Gilliam also admires Willis' work. "I've seen the film, what, fifty or sixty times? The more I watch, the more impressed I am with Bruce. He's so understated. There's a lot of people who don't like Bruce because of all the macho, smart-ass films he does. My big fear was that I thought people who would really like this film won't go because it's got Bruce and Brad in it, they'll think it's that kind of film. And the people who go to see Bruce and Brad will be disappointed because it's this kind of film. I'm dying for it to open and see what the reality is!" Gilliam giggles, then resumes his earlier train of thought. "We're just surrounded by this stuff. Of all this information that surrounds us, what bits are important, what applies to me, which can I ignore? And nobody's really certain, so you're kind of nervous the whole time. That key bit, the answer, the meaning of life might have—fweep!—gone by when you weren't looking. I think instead of informing us it's turned us into even more neurotic people. Mobile phones! In the past, when you rented a car, you couldn't contact the known world from that car. So what you wind up doing, of course, is calling friends, whatever, then the phone conversation is constantly interrupted by bad connections or you're under a bridge. So then you become more neurotic wondering what you lost in the conversation. Before, driving a car was just one of the great things, you were free."

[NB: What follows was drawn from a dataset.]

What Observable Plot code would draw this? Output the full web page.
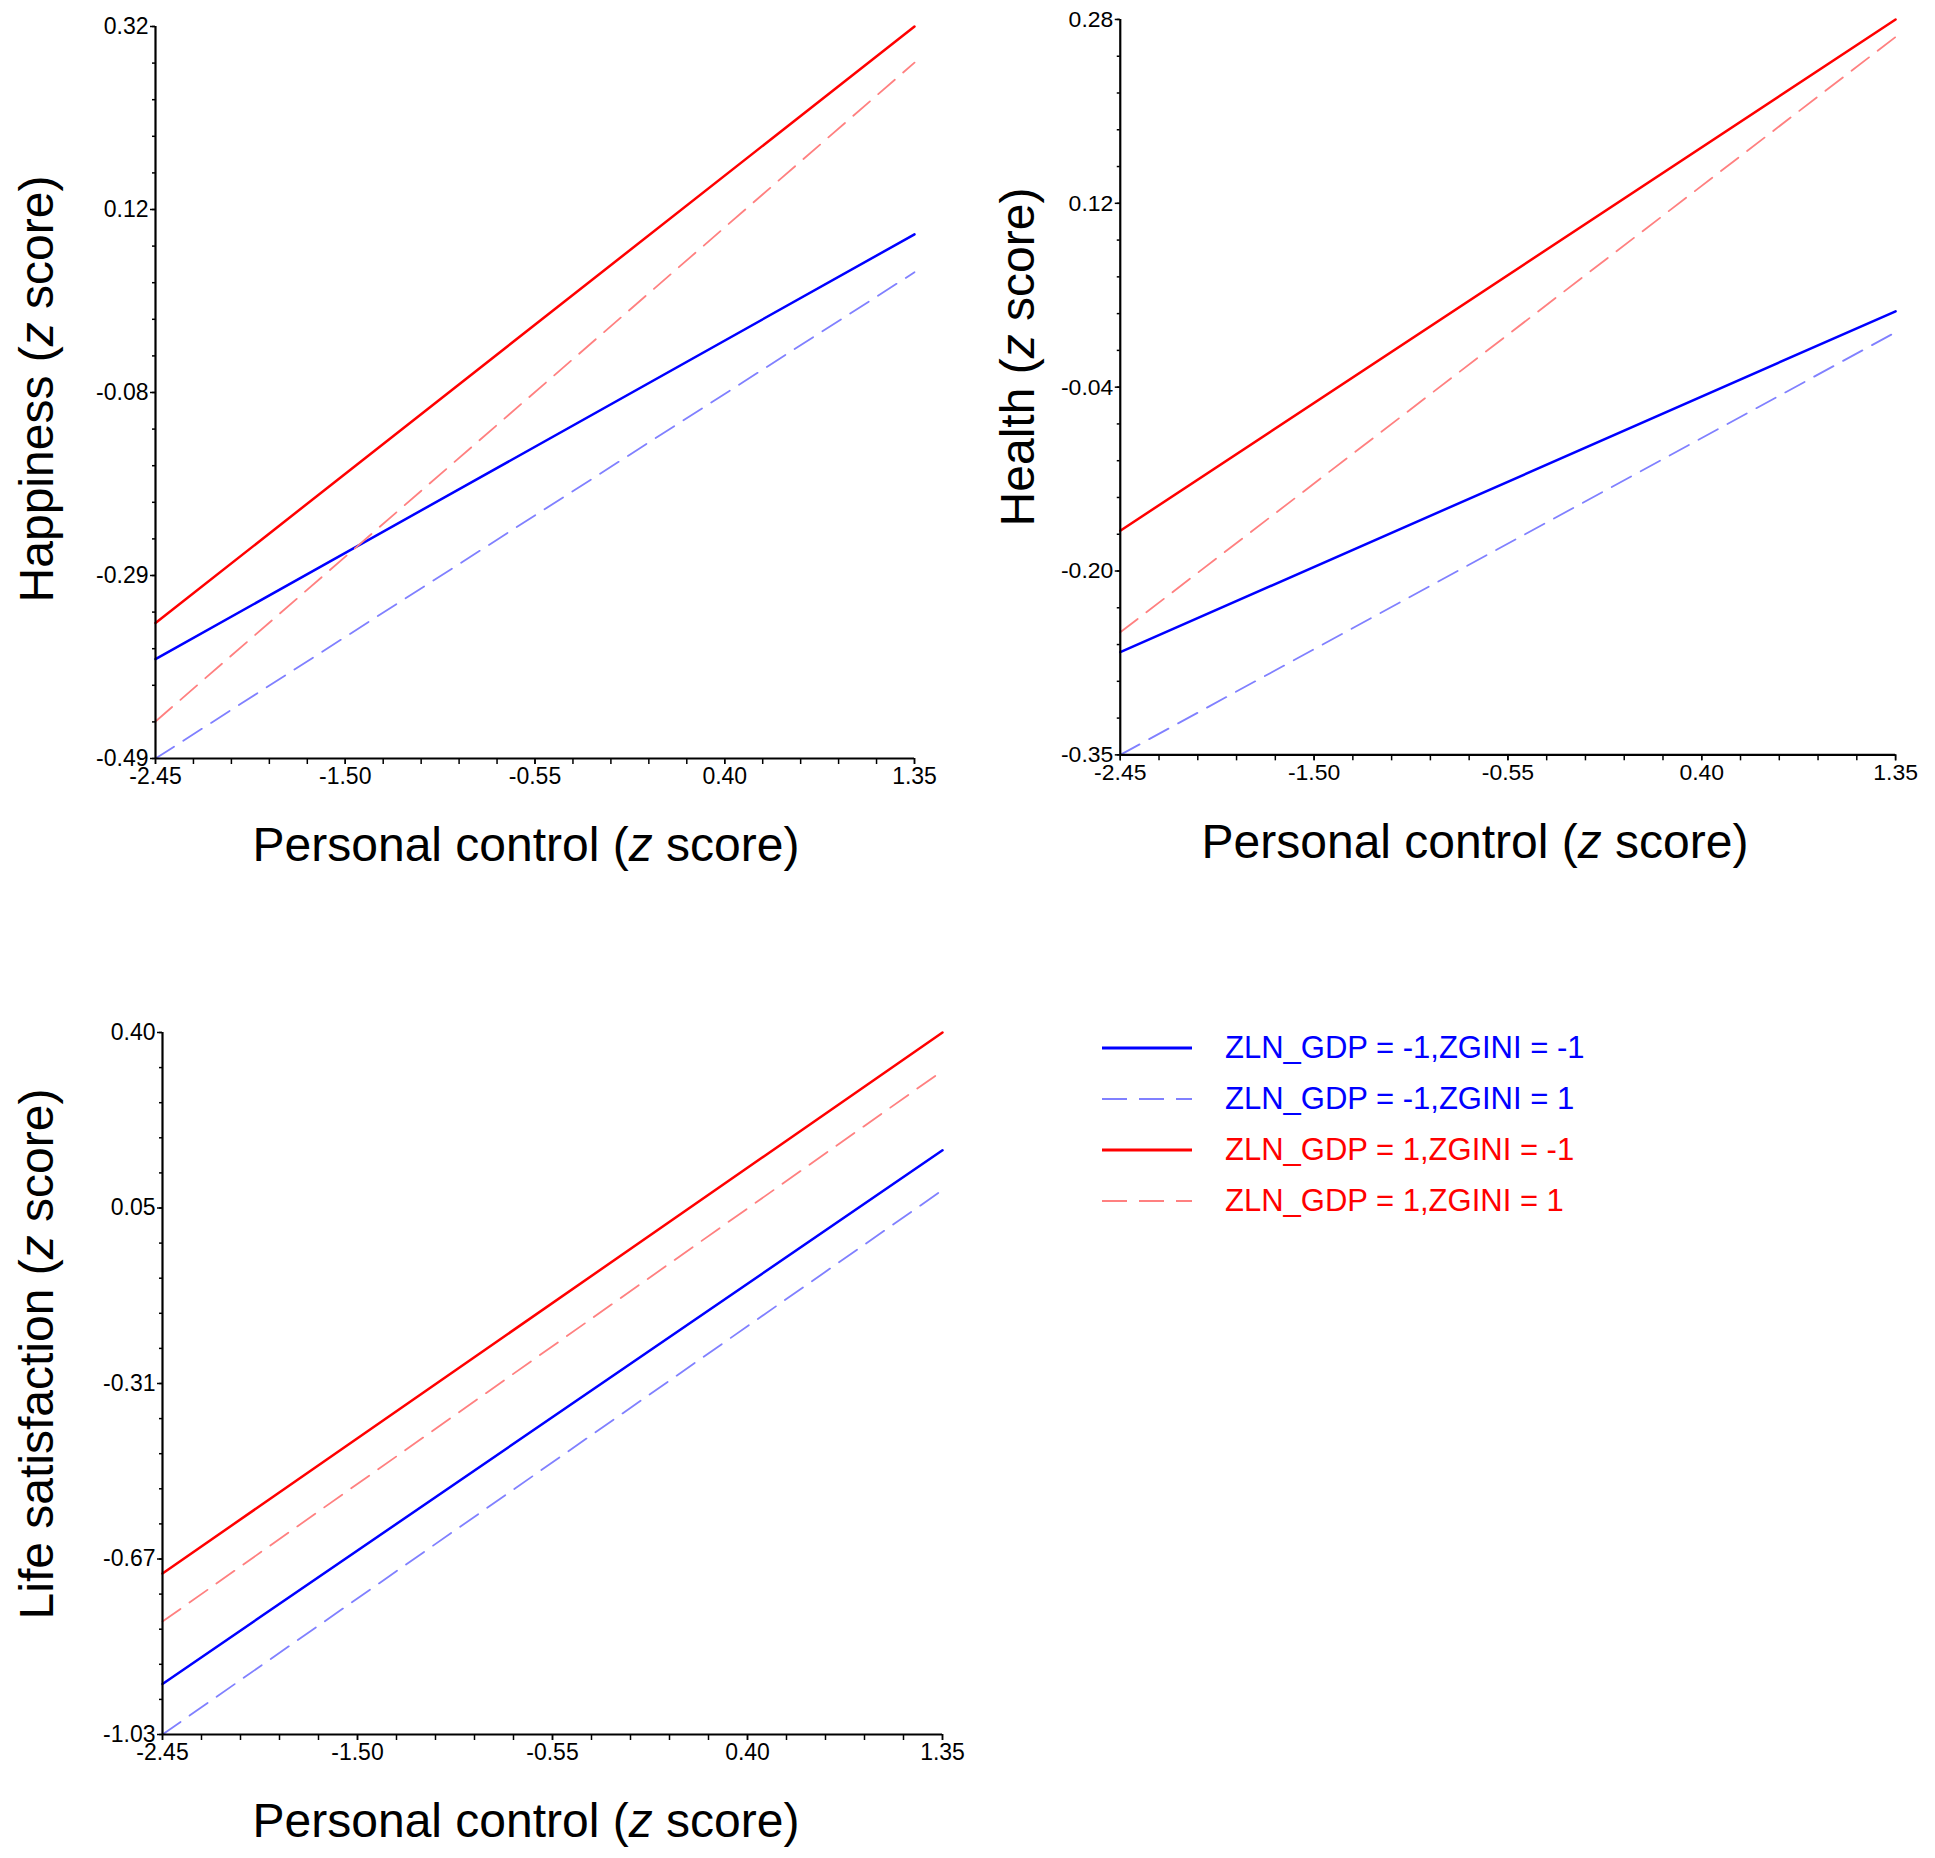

On the median, an O'Hare-bound train thunders past. I mention how Gilliam's use of contemporary, rundown Philadelphia locations is reminiscent of Godard's Alphaville. "Christ! Alphaville is so simple," Gilliam says. "But Godard caught an atmosphere with no money. I admire that film tremendously. I wish I could be that restrained and restricted." But 12 Monkeys is a more complex film. "Not that you would know it from the questions I get. 'Is it a hopeful ending, Terry?' I get asked. What I think it is, is a transcendent ending, it's very beautiful. I get teary, it just gets me, there's something very beautiful that happens there. Oh it's a downer, oh it's a happy ending, that's the choice? That's how films have to end, it's binary, it's on or off? That's nonsense. That's the vocabulary you have to deal with in most stages of filmmaking, from studios to critics and interviews. It's so limited. I've got this whole world [we've constructed] to deal with and it's down to this? There are interviews where you talk about Brad and Bruce's butt. After all that effort, that's what we talk about?"
I suggest, "Ambiguity—is it good or evil?"
"Each one of us who makes movies has some kind of impact. Isn't that what It's a Wonderful Life is about?" Gilliam giggles. "There's something about the human spirit that seems so irrepressible no matter what you throw at it, that always astounds me, so in that sense, yeah, it's there. An awful lot of the time I get very depressed, but it doesn't matter. Life's a pretty good ride to go on, however bad or silly it gets," he says as the car pulls up to the curb. 

Published in another form in Newcity, 4 January 1996.